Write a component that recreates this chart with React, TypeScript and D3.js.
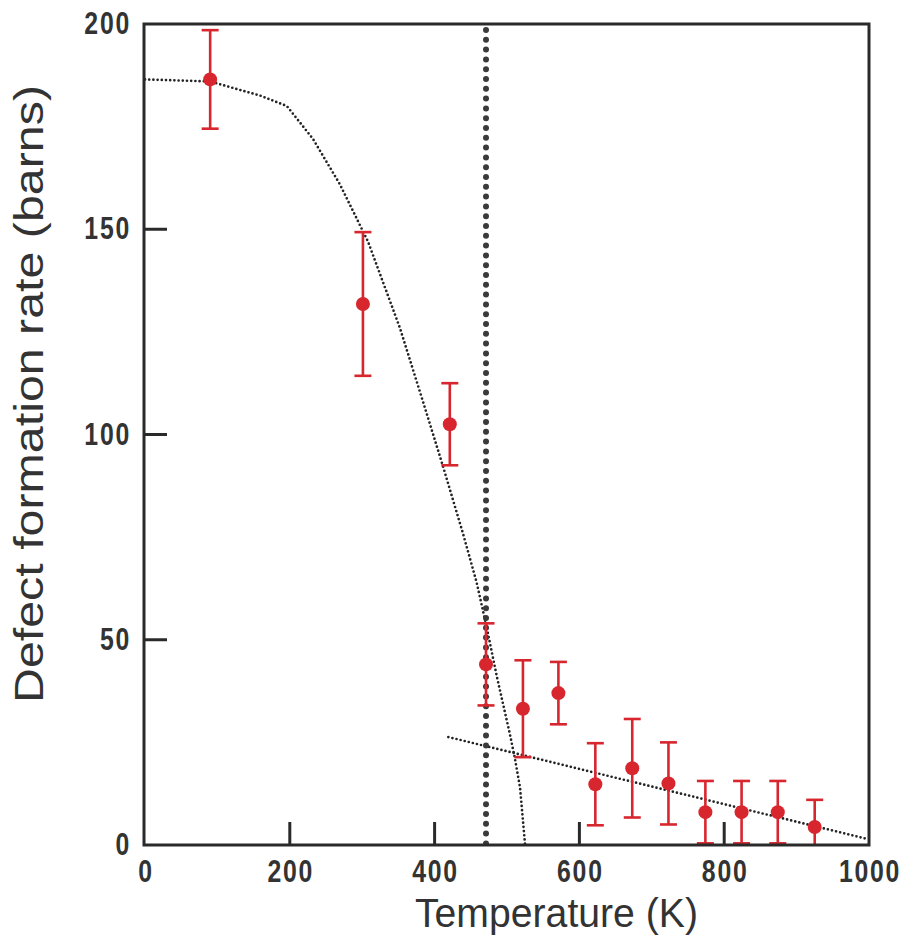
import React from "react";
import * as d3 from "d3";

// Measured data points (Temperature K, defect formation rate barns, error)
const temps = [90, 301, 421, 471, 522, 571, 622, 673, 723, 774, 824, 874, 925];
const rates = [186.5, 131.8, 102.5, 44, 33.2, 37, 14.8, 18.7, 15, 8, 8, 8, 4.4];
const errs = [12, 17.5, 10, 10, 11.8, 7.6, 10, 12, 10, 7.6, 7.6, 7.6, 6.6];

// Fitted curve 1 (low-temperature curve)
const curve1X = [0, 90, 160, 196, 232, 269, 308, 352, 384, 412, 439, 458, 472, 486, 504, 511, 518, 525];
const curve1Y = [186.5, 186, 182.5, 180, 172, 161, 147, 126, 108, 92, 76, 64, 53, 41, 27, 21, 14, 0];

// Fitted line 2 (high-temperature line)
const curve2X = [419, 997];
const curve2Y = [26.3, 1.5];

// Vertical dotted marker
const markerX = 471;

const xTicks = [0, 200, 400, 600, 800, 1000];
const yTicks = [0, 50, 100, 150, 200];

const W = 906;
const H = 944;
const left = 144;
const right = 869;
const top = 24;
const bottom = 845;

function TickLabel(props: { x: number; y: number; anchor: "middle" | "end"; text: string }) {
  return (
    <g transform={`translate(${props.x},${props.y}) scale(0.8,1)`}>
      <text
        x={0}
        y={0}
        textAnchor={props.anchor}
        fontFamily="'Liberation Sans', Arial, sans-serif"
        fontWeight={700}
        fontSize={31}
        letterSpacing={2.2}
        fill="#333"
      >
        {props.text}
      </text>
    </g>
  );
}

export default function App() {
  const x = d3.scaleLinear().domain([0, 1000]).range([145, 869]);
  const y = d3.scaleLinear().domain([0, 200]).range([845, 24]);
  const line = d3
    .line<[number, number]>()
    .x((d) => x(d[0]))
    .y((d) => y(d[1]));
  const c1 = curve1X.map((v, i) => [v, curve1Y[i]] as [number, number]);
  const c2 = curve2X.map((v, i) => [v, curve2Y[i]] as [number, number]);
  const red = "#d8262e";
  const ink = "#2a2a2a";

  return (
    <svg
      width={W}
      height={H}
      style={{ position: "absolute", left: 0, top: 0, background: "#fff" }}
    >
      <defs>
        <clipPath id="plotclip">
          <rect x={left} y={top - 2} width={right - left} height={bottom - top + 2} />
        </clipPath>
      </defs>
      <rect width={W} height={H} fill="#fff" />

      {/* curves */}
      <g clipPath="url(#plotclip)">
        <path
          d={line(c1) || ""}
          fill="none"
          stroke="#222"
          strokeWidth={2.7}
          strokeDasharray="0 4.2"
          strokeLinecap="round"
        />
        <path
          d={line(c2) || ""}
          fill="none"
          stroke="#222"
          strokeWidth={2.7}
          strokeDasharray="0 4.2"
          strokeLinecap="round"
        />
        <line
          x1={x(markerX)}
          x2={x(markerX)}
          y1={y(200) + 6}
          y2={y(0)}
          stroke="#3a3a3a"
          strokeWidth={6}
          strokeDasharray="0 9.8"
          strokeLinecap="round"
        />
        {/* error bars */}
        {temps.map((t, i) => {
          const cx = x(t);
          const y1 = y(rates[i] + errs[i]);
          const y0 = y(rates[i] - errs[i]);
          return (
            <g key={i} stroke={red} strokeWidth={2.6}>
              <line x1={cx} x2={cx} y1={y1} y2={y0} />
              <line x1={cx - 8.5} x2={cx + 8.5} y1={y1} y2={y1} />
              <line x1={cx - 8.5} x2={cx + 8.5} y1={y0} y2={y0} />
            </g>
          );
        })}
        {temps.map((t, i) => (
          <circle key={i} cx={x(t)} cy={y(rates[i])} r={7} fill={red} />
        ))}
      </g>

      {/* frame */}
      <rect
        x={left}
        y={top}
        width={right - left}
        height={bottom - top}
        fill="none"
        stroke={ink}
        strokeWidth={3}
      />
      {/* ticks (inward) */}
      {xTicks.slice(1, -1).map((t) => (
        <line key={"xt" + t} x1={x(t)} x2={x(t)} y1={bottom} y2={bottom - 23} stroke={ink} strokeWidth={3} />
      ))}
      {yTicks.slice(1, -1).map((t) => (
        <line key={"yt" + t} x1={left} x2={left + 23} y1={y(t)} y2={y(t)} stroke={ink} strokeWidth={3} />
      ))}

      {/* tick labels */}
      {xTicks.map((t) => (
        <TickLabel key={"xl" + t} x={x(t) + 1} y={882} anchor="middle" text={String(t)} />
      ))}
      {yTicks.map((t) => (
        <TickLabel key={"yl" + t} x={131} y={y(t) + 10} anchor="end" text={String(t)} />
      ))}

      {/* axis titles */}
      <text
        x={415}
        y={927}
        fontFamily="'Liberation Sans', Arial, sans-serif"
        fontSize={41}
        fill="#333"
        textLength={283}
        lengthAdjust="spacingAndGlyphs"
      >
        Temperature (K)
      </text>
      <text
        transform="translate(43,703) rotate(-90)"
        x={0}
        y={0}
        fontFamily="'Liberation Sans', Arial, sans-serif"
        fontSize={40}
        fill="#333"
        textLength={618}
        lengthAdjust="spacingAndGlyphs"
      >
        Defect formation rate (barns)
      </text>
    </svg>
  );
}
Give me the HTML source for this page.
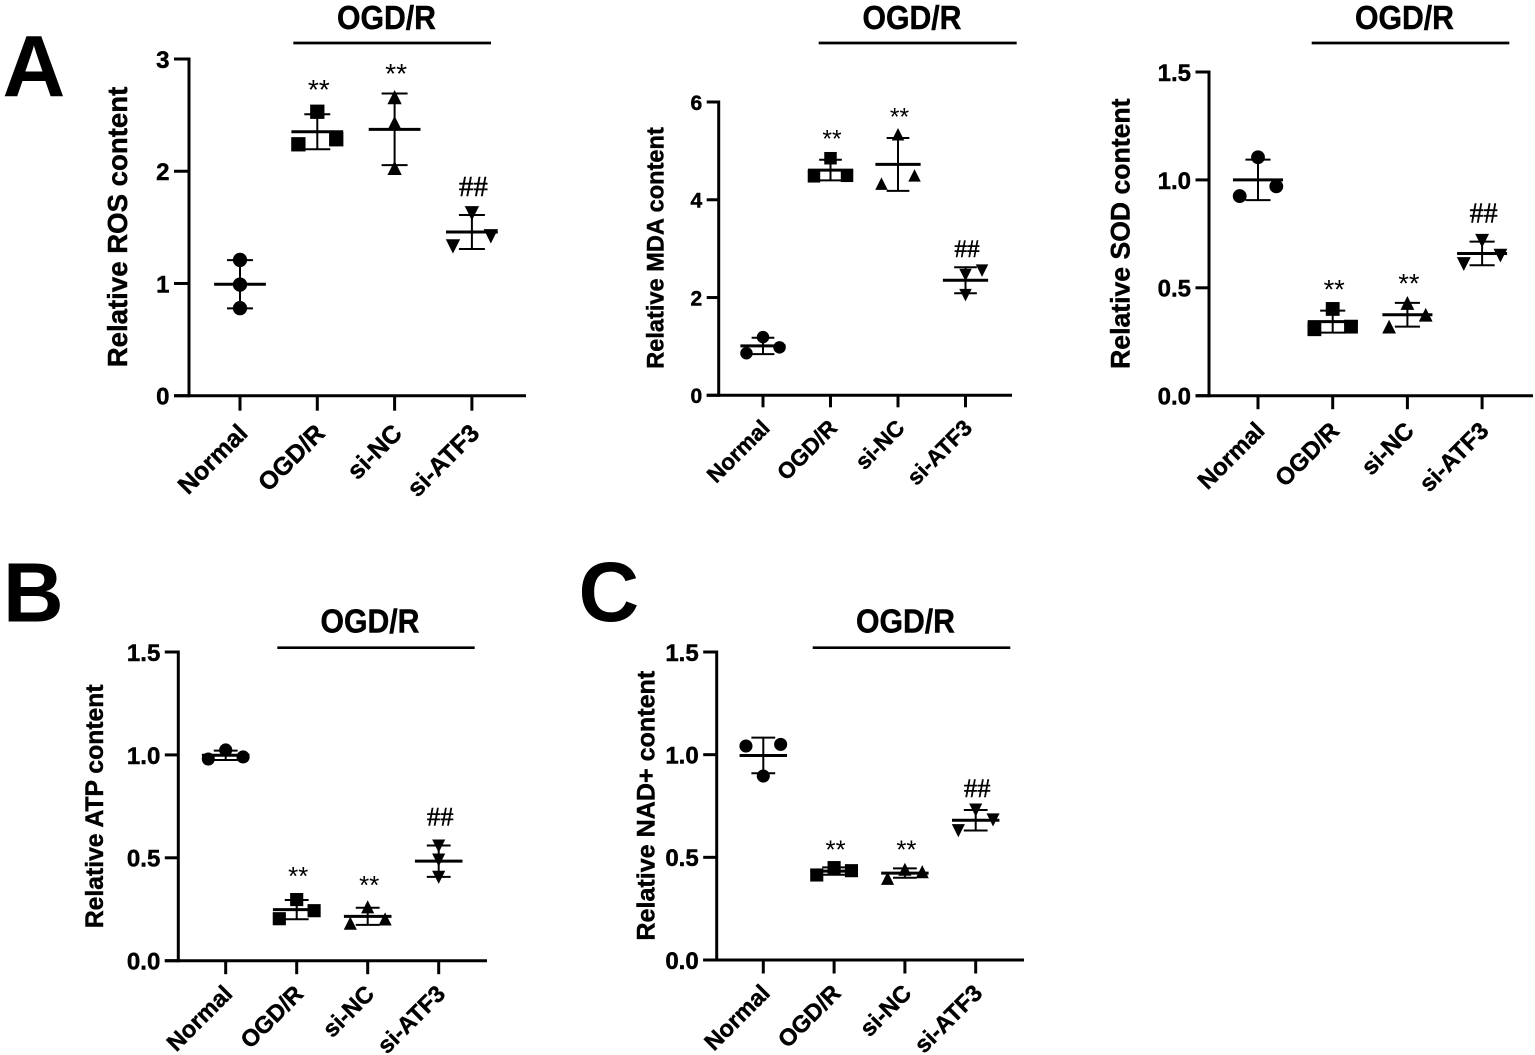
<!DOCTYPE html>
<html lang="en">
<head>
<meta charset="utf-8">
<title>Relative content panels</title>
<style>
  html, body { margin: 0; padding: 0; background: #fff; }
  svg { display: block; }
  text { font-family: "Liberation Sans", sans-serif; fill: #000; }
  .letter { font-weight: 700; font-size: 87px; }
  .letter-low { font-weight: 700; font-size: 84px; }
  .heavy { stroke: #000; stroke-width: 0.45px; }
</style>
</head>
<body>
<svg id="figure" xmlns="http://www.w3.org/2000/svg" width="1535" height="1055" viewBox="0 0 1535 1055">
  <rect width="1535" height="1055" fill="#fff"/>
  <text class="letter" x="2.5" y="96.5">A</text>
  <text class="letter-low" x="3" y="621.5">B</text>
  <text class="letter-low" x="578.5" y="621">C</text>
</svg>
<script>
const categories = ['Normal', 'OGD/R', 'si-NC', 'si-ATF3'];
const sigLabels = ['', '**', '**', '##'];

const rosTicks = ['0', '1', '2', '3'];
const mdaTicks = ['0', '2', '4', '6'];
const fractionTicks = ['0.0', '0.5', '1.0', '1.5'];

const rosValues = [[1.21, 0.99, 0.78], [2.53, 2.24, 2.285], [2.66, 2.43, 2.03], [1.625, 1.42, 1.33]];
const mdaValues = [[1.19, 0.86, 0.98], [4.85, 4.48, 4.49], [5.34, 4.33, 4.5], [2.55, 2.46, 2.05]];
const sodValues = [[1.105, 0.925, 0.97], [0.402, 0.308, 0.32], [0.43, 0.32, 0.375], [0.718, 0.61, 0.649]];
const atpValues = [[1.024, 0.98, 0.99], [0.297, 0.204, 0.243], [0.262, 0.182, 0.203], [0.557, 0.489, 0.405]];
const nadValues = [[1.05, 1.042, 0.896], [0.45, 0.414, 0.435], [0.442, 0.398, 0.43], [0.73, 0.63, 0.682]];

const rosSigLevels = [null, 2.76, 2.90, 1.863];
const mdaSigLevels = [null, 5.30, 5.75, 3.0];
const sodSigLevels = [null, 0.508, 0.536, 0.845];
const atpSigLevels = [null, 0.425, 0.381, 0.70];
const nadSigLevels = [null, 0.552, 0.552, 0.836];

const SVG_NS = 'http://www.w3.org/2000/svg';
const figure = document.getElementById('figure');

function mk(parent, tag, attrs, content) {
  const el = document.createElementNS(SVG_NS, tag);
  for (const k in attrs) el.setAttribute(k, attrs[k]);
  if (content !== undefined) el.textContent = content;
  parent.appendChild(el);
  return el;
}

function swarmSlots(vals, pxPerUnit) {
  const order = vals.map((_, i) => i).sort((a, b) => vals[a] - vals[b]);
  const slots = vals.map(() => 0);
  for (let k = 0; k + 1 < order.length; k++) {
    if ((vals[order[k + 1]] - vals[order[k]]) * pxPerUnit < 12.5) {
      slots[order[k]] = -1;
      slots[order[k + 1]] = 1;
      break;
    }
  }
  return slots;
}

function mean(vals) {
  return vals.reduce((a, b) => a + b, 0) / vals.length;
}

function sd(vals) {
  const m = mean(vals);
  return Math.sqrt(vals.reduce((a, b) => a + (b - m) * (b - m), 0) / (vals.length - 1));
}

function drawSymbol(parent, kind, cx, cy, s) {
  const h = s / 2;
  if (kind === 0) return mk(parent, 'circle', { cx: cx, cy: cy, r: h, fill: '#000' });
  if (kind === 1) return mk(parent, 'rect', { x: cx - h, y: cy - h, width: s, height: s, fill: '#000' });
  if (kind === 2) return mk(parent, 'polygon', { points: (cx - h) + ',' + (cy + h) + ' ' + (cx + h) + ',' + (cy + h) + ' ' + cx + ',' + (cy - h), fill: '#000' });
  return mk(parent, 'polygon', { points: (cx - h) + ',' + (cy - h) + ' ' + (cx + h) + ',' + (cy - h) + ' ' + cx + ',' + (cy + h), fill: '#000' });
}

function drawPanel(p) {
  const g = mk(figure, 'g', {});
  
  

  const yMax = Number(p.ticks[p.ticks.length - 1]);
  const pxPerUnit = (p.y0 - p.yTop) / yMax;
  const yPos = v => p.y0 - v * pxPerUnit;
  const xPos = i => p.cat0 + i * p.step;
  const axisWidth = 3;

  const yAxis = mk(g, 'line', { x1: p.axisX, x2: p.axisX, y1: yPos(yMax) - axisWidth / 2, y2: p.y0 + axisWidth / 2, stroke: '#000', 'stroke-width': axisWidth });
  
  

  const xAxis = mk(g, 'line', { x1: p.axisX - p.tick, x2: p.axisEnd, y1: p.y0, y2: p.y0, stroke: '#000', 'stroke-width': axisWidth });
  
  

  p.ticks.forEach(label => {
    const v = Number(label);
    const t = mk(g, 'line', { x1: p.axisX - p.tick, x2: p.axisX, y1: yPos(v), y2: yPos(v), stroke: '#000', 'stroke-width': axisWidth });
    
    
    const tl = mk(g, 'text', { class: 'heavy', x: p.axisX - p.tick - 4.5, y: yPos(v) + p.tickFont * 0.37, 'text-anchor': 'end', 'font-weight': 700, 'font-size': p.tickFont }, label);
    
    
  });

  const title = mk(g, 'text', {
    class: 'heavy', x: 0, y: 0, 'text-anchor': 'middle', 'font-weight': 700, 'font-size': p.titleFont,
    transform: 'translate(' + p.titleX + ',' + p.titleY + ') rotate(-90)'
  }, p.title);
  
  

  categories.forEach((name, i) => {
    const cx = xPos(i);
    const t = mk(g, 'line', { x1: cx, x2: cx, y1: p.y0, y2: p.y0 + p.tick, stroke: '#000', 'stroke-width': axisWidth });
    
    
    const ax = cx + 8 + p.catDx;
    const ay = p.y0 + p.tick + 23 + p.catDy;
    const tl = mk(g, 'text', { class: 'heavy', x: ax, y: ay, 'text-anchor': 'end', 'font-weight': 700, 'font-size': p.catFont, transform: 'rotate(-45 ' + ax + ' ' + ay + ')' }, name);
    
    

    const vals = p.values[i];
    const group = mk(g, 'g', {});
    
    

    const m = mean(vals);
    const s = sd(vals);
    const meanHalf = p.step * 0.335;
    const capHalf = p.step * 0.168;
    const stem = mk(group, 'line', { x1: cx, x2: cx, y1: yPos(m + s), y2: yPos(m - s), stroke: '#000', 'stroke-width': 2 });
    
    
    const capTop = mk(group, 'line', { x1: cx - capHalf, x2: cx + capHalf, y1: yPos(m + s), y2: yPos(m + s), stroke: '#000', 'stroke-width': 2 });
    
    
    const capBottom = mk(group, 'line', { x1: cx - capHalf, x2: cx + capHalf, y1: yPos(m - s), y2: yPos(m - s), stroke: '#000', 'stroke-width': 2 });
    
    
    const meanLine = mk(group, 'line', { x1: cx - meanHalf, x2: cx + meanHalf, y1: yPos(m), y2: yPos(m), stroke: '#000', 'stroke-width': 3 });
    
    

    const slots = (p.slotOverride && p.slotOverride.index === i) ? p.slotOverride.slots : swarmSlots(vals, pxPerUnit);
    vals.forEach((v, j) => {
      const mark = drawSymbol(group, i, cx + slots[j] * p.step * 0.245, yPos(v), p.step * 0.185);
      
      
    });

    if (sigLabels[i] && p.sig[i] !== null) {
      const isHash = sigLabels[i] === '##';
      const fs = isHash ? p.step * 0.375 : p.step * 0.365;
      const base = yPos(p.sig[i]) + (isHash ? 0.33 : 0.46) * fs;
      const sig = mk(g, 'text', {
        class: isHash ? 'heavy' : '', x: cx + 1.5, y: base, 'text-anchor': 'middle', 'font-size': fs,
        style: isHash ? 'font-family:"Liberation Serif",serif' : 'font-family:"Liberation Sans",sans-serif'
      }, sigLabels[i]);
      
      
    }
  });

  const bar = mk(g, 'line', { x1: p.barX1, x2: p.barX2, y1: p.barY, y2: p.barY, stroke: '#000', 'stroke-width': 2.7 });
  
  
  const head = mk(g, 'text', {
    class: 'heavy', x: p.headX, y: p.headY, 'text-anchor': 'middle', 'font-weight': 700, 'font-size': 33,
    textLength: 99, lengthAdjust: 'spacingAndGlyphs'
  }, 'OGD/R');
  
  
}

drawPanel({
  id: 'ros', title: 'Relative ROS content', ticks: rosTicks, values: rosValues, sig: rosSigLevels,
  axisX: 189, axisEnd: 526, y0: 395.7, yTop: 59, tick: 15, cat0: 240, step: 77.3,
  tickFont: 24, titleFont: 27.6, titleX: 127, titleY: 227, catFont: 25, catDx: 1, catDy: 1,
  barX1: 293.3, barX2: 491, barY: 43, headX: 386.5, headY: 29
});
drawPanel({
  id: 'mda', title: 'Relative MDA content', ticks: mdaTicks, values: mdaValues, sig: mdaSigLevels,
  slotOverride: { index: 3, slots: [1, 0, 0] },
  axisX: 718.7, axisEnd: 1012, y0: 395.3, yTop: 102, tick: 12, cat0: 763, step: 67.5,
  tickFont: 21, titleFont: 23.6, titleX: 663.5, titleY: 248, catFont: 22.5, catDx: 0, catDy: -1,
  barX1: 818.7, barX2: 1016.7, barY: 43, headX: 912, headY: 29
});
drawPanel({
  id: 'sod', title: 'Relative SOD content', ticks: fractionTicks, values: sodValues, sig: sodSigLevels,
  axisX: 1209, axisEnd: 1533, y0: 395.7, yTop: 72, tick: 13.5, cat0: 1258, step: 74.7,
  tickFont: 24, titleFont: 26.6, titleX: 1129.5, titleY: 233.7, catFont: 24, catDx: 0, catDy: 0,
  barX1: 1311.7, barX2: 1509.3, barY: 43, headX: 1404.5, headY: 29
});
drawPanel({
  id: 'atp', title: 'Relative ATP content', ticks: fractionTicks, values: atpValues, sig: atpSigLevels,
  axisX: 178.3, axisEnd: 487, y0: 960.7, yTop: 652, tick: 13.5, cat0: 225.7, step: 71,
  tickFont: 24, titleFont: 24.7, titleX: 103, titleY: 806.3, catFont: 23.5, catDx: 0, catDy: -2,
  barX1: 277.3, barX2: 474.7, barY: 647.7, headX: 370, headY: 632.5
});
drawPanel({
  id: 'nad', title: 'Relative NAD+ content', ticks: fractionTicks, values: nadValues, sig: nadSigLevels,
  axisX: 716.7, axisEnd: 1024, y0: 960, yTop: 652, tick: 13.5, cat0: 763.3, step: 70.8,
  tickFont: 24, titleFont: 25.1, titleX: 654.5, titleY: 805.7, catFont: 23.5, catDx: 0, catDy: -2,
  barX1: 812.7, barX2: 1010.3, barY: 647.7, headX: 905.5, headY: 632.5
});
</script>
</body>
</html>
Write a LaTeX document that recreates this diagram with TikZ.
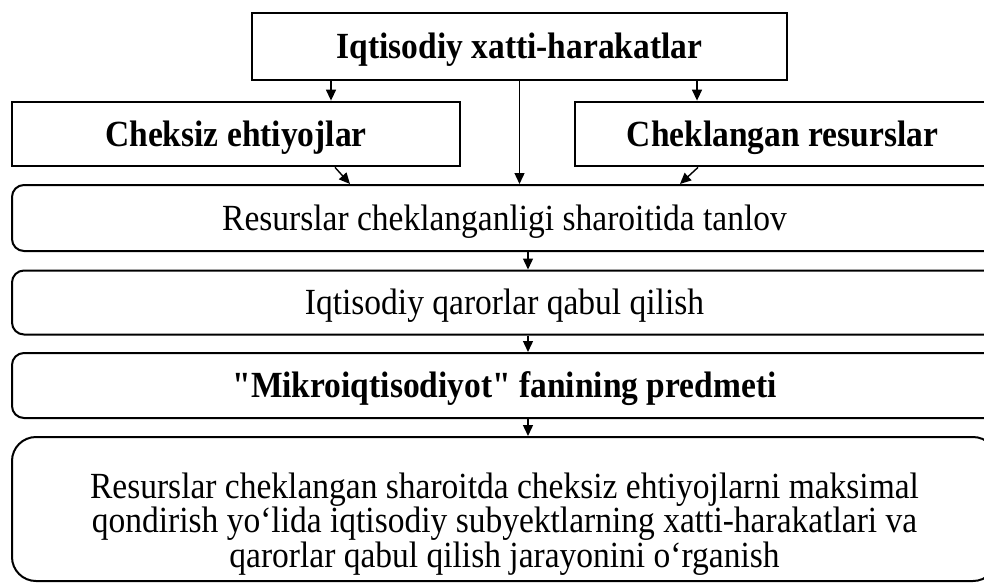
\documentclass[tikz,border=0pt]{standalone}
\usepackage{fontspec}
\newfontfamily\lserif{Liberation Serif}
\usetikzlibrary{arrows.meta}
\begin{document}
\begin{tikzpicture}[x=1pt,y=-1pt,
  sqbox/.style={draw, line width=2.8pt, inner sep=0pt},
  rdbox/.style={draw, line width=2pt, rounded corners=12pt, inner sep=0pt},
  txt/.style={inner sep=0pt, yscale=1.1, text height=22.2pt, text depth=0pt, font=\lserif\fontsize{33.5}{30}\selectfont},
  btxt/.style={txt, font=\lserif\fontsize{33.5}{30}\bfseries},
  mtxt/.style={inner sep=0pt, yscale=1.1, align=center, font=\lserif\fontsize{33.5}{30}\selectfont},
  arr/.style={line width=1.4pt, -{Triangle[length=11pt,width=10pt]}}]
\useasboundingbox (0,0) rectangle (984,583);
\clip (0,0) rectangle (984,583);
\node[sqbox, minimum width=535pt, minimum height=67pt] (top) at (519.5,46.5) {};
\node[sqbox, minimum width=448pt, minimum height=64pt] (left) at (236,134) {};
\node[sqbox, minimum width=415pt, minimum height=64pt] (right) at (782.5,134) {};
\node[rdbox, minimum width=985pt, minimum height=66pt] (b3) at (504.5,218) {};
\node[rdbox, minimum width=985pt, minimum height=64pt] (b4) at (504.5,302.5) {};
\node[rdbox, minimum width=985pt, minimum height=65pt] (b5) at (504.5,385.5) {};
\node[rdbox, rounded corners=24pt, minimum width=985pt, minimum height=144pt] (b6) at (504.5,509) {};
\node[btxt] (ttop) at (top) {Iqtisodiy xatti-harakatlar};
\node[btxt] (tleft) at (left) {Cheksiz ehtiyojlar};
\node[btxt] (tright) at (right) {Cheklangan resurslar};
\node[txt] (t3) at (b3) {Resurslar cheklanganligi sharoitida tanlov};
\node[txt] (t4) at (b4) {Iqtisodiy qarorlar qabul qilish};
\node[btxt] (t5) at (b5) {"Mikroiqtisodiyot" fanining predmeti};
\node[mtxt] (t6) at ([yshift=-15pt]b6.center) {Resurslar cheklangan sharoitda cheksiz ehtiyojlarni maksimal\\qondirish yo‘lida iqtisodiy subyektlarning xatti-harakatlari va\\qarorlar qabul qilish jarayonini o‘rganish};
\coordinate (xa) at (331,0);
\coordinate (xb) at (697,0);
\coordinate (xc) at (335,0);
\coordinate (xd) at (350,0);
\coordinate (xe) at (698,0);
\coordinate (xf) at (680,0);
\coordinate (xm) at (528,0);
\draw[arr] (top.south -| xa) -- (left.north -| xa);
\draw[arr] (top.south -| xb) -- (right.north -| xb);
\draw[arr] (top.south) -- (top.south |- b3.north);
\draw[arr] (left.south -| xc) -- (b3.north -| xd);
\draw[arr] (right.south -| xe) -- (b3.north -| xf);
\draw[arr] (b3.south -| xm) -- (b4.north -| xm);
\draw[arr] (b4.south -| xm) -- (b5.north -| xm);
\draw[arr] (b5.south -| xm) -- (b6.north -| xm);
\end{tikzpicture}
\end{document}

==*==

> [Aim of the task]:
Please reproduce, word for word, every line from the first line of the records above through the line containing "import * as", and leave out the pictures.

> [The reply]:
Write a component that recreates this chart with React, TypeScript and D3.js.
import React from "react";
import * as d3 from "d3";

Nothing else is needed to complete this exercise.